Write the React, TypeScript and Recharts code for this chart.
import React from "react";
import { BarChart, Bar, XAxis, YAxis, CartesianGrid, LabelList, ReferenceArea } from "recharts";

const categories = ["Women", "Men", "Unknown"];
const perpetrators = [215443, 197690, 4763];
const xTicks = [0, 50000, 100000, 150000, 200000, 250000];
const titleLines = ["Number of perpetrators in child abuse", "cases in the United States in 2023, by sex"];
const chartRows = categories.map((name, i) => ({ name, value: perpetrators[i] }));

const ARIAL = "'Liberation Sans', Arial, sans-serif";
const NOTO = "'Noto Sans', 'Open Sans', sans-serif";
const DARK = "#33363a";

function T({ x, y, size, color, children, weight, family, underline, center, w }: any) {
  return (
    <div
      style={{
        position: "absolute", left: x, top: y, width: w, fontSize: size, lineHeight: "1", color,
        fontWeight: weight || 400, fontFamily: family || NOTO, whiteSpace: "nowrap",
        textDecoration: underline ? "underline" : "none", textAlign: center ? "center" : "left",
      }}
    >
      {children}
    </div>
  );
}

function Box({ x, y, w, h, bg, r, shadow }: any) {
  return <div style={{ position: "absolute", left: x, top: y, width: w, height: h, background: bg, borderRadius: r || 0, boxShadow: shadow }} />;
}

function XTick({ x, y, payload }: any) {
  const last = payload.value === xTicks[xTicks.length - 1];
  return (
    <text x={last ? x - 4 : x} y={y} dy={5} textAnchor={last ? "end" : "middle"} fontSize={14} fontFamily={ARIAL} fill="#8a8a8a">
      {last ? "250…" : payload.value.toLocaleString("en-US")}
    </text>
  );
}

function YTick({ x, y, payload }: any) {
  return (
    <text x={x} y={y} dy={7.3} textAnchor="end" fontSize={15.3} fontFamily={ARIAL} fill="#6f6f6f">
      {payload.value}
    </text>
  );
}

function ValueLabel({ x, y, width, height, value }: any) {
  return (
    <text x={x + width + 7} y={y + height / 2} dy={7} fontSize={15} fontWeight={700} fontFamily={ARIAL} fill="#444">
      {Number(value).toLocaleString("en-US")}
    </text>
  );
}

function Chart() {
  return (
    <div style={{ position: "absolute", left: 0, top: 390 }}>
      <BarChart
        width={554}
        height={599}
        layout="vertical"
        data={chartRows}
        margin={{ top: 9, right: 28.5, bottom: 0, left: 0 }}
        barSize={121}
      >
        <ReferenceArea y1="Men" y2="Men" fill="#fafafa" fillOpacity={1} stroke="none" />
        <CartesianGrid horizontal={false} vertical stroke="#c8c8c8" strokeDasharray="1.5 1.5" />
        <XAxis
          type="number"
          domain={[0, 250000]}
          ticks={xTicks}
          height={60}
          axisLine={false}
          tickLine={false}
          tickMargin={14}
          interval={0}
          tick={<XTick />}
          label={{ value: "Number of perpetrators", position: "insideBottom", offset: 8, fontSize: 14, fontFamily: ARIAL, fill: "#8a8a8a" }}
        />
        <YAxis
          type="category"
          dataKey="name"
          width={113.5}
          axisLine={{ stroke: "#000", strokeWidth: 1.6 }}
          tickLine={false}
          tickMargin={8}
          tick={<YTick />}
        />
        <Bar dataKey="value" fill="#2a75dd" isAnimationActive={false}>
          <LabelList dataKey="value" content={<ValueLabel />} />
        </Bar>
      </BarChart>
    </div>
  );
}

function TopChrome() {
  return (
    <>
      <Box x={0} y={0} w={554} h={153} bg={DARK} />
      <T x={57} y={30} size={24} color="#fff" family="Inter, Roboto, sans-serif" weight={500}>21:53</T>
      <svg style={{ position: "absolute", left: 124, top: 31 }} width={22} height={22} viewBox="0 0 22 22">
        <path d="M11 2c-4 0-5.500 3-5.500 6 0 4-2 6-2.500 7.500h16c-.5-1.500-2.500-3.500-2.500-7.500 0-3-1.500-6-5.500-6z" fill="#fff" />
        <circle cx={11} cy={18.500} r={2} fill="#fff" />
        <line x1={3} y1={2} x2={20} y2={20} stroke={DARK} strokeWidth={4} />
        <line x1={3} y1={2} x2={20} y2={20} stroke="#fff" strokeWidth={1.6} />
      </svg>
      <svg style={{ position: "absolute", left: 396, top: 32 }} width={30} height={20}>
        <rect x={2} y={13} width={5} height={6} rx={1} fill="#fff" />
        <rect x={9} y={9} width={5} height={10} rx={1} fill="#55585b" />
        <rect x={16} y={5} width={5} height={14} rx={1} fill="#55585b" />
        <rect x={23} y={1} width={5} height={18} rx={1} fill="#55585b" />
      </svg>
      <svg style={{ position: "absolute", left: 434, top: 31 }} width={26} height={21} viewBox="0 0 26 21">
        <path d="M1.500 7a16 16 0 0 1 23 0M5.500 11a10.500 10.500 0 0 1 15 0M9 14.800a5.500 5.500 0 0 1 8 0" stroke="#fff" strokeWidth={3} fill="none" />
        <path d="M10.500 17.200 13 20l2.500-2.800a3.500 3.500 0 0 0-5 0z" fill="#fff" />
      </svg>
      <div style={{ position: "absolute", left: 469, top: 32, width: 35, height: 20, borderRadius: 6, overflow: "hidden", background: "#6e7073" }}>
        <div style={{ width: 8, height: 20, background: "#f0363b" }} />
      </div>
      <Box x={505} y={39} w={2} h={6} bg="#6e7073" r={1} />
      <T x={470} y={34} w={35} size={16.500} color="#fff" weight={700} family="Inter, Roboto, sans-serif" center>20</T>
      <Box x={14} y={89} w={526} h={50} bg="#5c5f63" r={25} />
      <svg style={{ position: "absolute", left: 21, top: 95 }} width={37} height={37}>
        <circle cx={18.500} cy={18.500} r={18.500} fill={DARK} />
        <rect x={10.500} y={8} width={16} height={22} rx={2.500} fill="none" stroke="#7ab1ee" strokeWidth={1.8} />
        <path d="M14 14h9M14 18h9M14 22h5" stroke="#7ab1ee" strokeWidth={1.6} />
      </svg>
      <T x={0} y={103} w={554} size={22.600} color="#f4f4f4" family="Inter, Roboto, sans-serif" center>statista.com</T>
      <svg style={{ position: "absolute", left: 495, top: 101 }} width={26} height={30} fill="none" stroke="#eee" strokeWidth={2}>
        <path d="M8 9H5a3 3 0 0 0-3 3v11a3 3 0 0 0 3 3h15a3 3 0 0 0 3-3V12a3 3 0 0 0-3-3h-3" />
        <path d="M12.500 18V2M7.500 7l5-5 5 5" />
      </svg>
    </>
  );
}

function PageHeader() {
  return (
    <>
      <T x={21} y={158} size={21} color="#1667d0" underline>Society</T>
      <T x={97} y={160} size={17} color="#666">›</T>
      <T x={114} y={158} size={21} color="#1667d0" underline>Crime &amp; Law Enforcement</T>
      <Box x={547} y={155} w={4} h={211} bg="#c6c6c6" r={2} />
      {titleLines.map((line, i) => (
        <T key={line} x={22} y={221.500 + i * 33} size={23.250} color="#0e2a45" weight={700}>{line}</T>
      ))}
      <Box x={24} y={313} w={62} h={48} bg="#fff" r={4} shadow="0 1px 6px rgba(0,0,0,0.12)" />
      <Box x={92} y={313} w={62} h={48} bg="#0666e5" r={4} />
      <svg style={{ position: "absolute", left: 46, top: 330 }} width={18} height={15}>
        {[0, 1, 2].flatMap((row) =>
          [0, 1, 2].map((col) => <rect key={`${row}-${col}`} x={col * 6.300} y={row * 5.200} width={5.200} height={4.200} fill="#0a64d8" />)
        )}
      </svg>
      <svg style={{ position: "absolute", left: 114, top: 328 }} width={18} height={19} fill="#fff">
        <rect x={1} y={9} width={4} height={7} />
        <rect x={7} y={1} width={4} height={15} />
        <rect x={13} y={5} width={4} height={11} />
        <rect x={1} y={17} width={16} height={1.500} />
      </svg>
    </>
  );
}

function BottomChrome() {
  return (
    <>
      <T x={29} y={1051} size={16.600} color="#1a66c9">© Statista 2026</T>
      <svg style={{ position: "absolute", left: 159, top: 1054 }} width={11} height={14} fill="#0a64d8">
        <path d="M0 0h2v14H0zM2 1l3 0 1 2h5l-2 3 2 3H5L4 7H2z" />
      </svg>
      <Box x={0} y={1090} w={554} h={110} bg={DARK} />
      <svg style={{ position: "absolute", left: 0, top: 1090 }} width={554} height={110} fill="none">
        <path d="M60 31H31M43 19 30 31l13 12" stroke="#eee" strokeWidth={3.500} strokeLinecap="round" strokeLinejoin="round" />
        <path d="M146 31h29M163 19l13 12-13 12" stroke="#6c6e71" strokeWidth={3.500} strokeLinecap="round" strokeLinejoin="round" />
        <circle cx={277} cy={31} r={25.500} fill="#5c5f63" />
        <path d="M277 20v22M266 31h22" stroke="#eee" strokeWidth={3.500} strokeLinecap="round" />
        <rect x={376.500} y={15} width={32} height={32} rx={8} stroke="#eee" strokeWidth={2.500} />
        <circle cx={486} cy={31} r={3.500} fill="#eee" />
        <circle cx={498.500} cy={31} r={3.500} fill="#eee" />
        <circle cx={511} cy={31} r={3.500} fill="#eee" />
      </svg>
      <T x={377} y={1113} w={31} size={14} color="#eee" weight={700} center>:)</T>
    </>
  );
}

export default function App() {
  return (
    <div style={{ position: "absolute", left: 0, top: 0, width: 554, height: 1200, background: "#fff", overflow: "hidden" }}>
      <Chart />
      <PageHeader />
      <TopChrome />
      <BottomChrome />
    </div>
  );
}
____________________
- **PROBLEM REQUIREMENTS**: Identify which lines contain the word "React" and copy each one.

- **WRITTEN REPLY**:
Write the React, TypeScript and Recharts code for this chart.
import React from "react";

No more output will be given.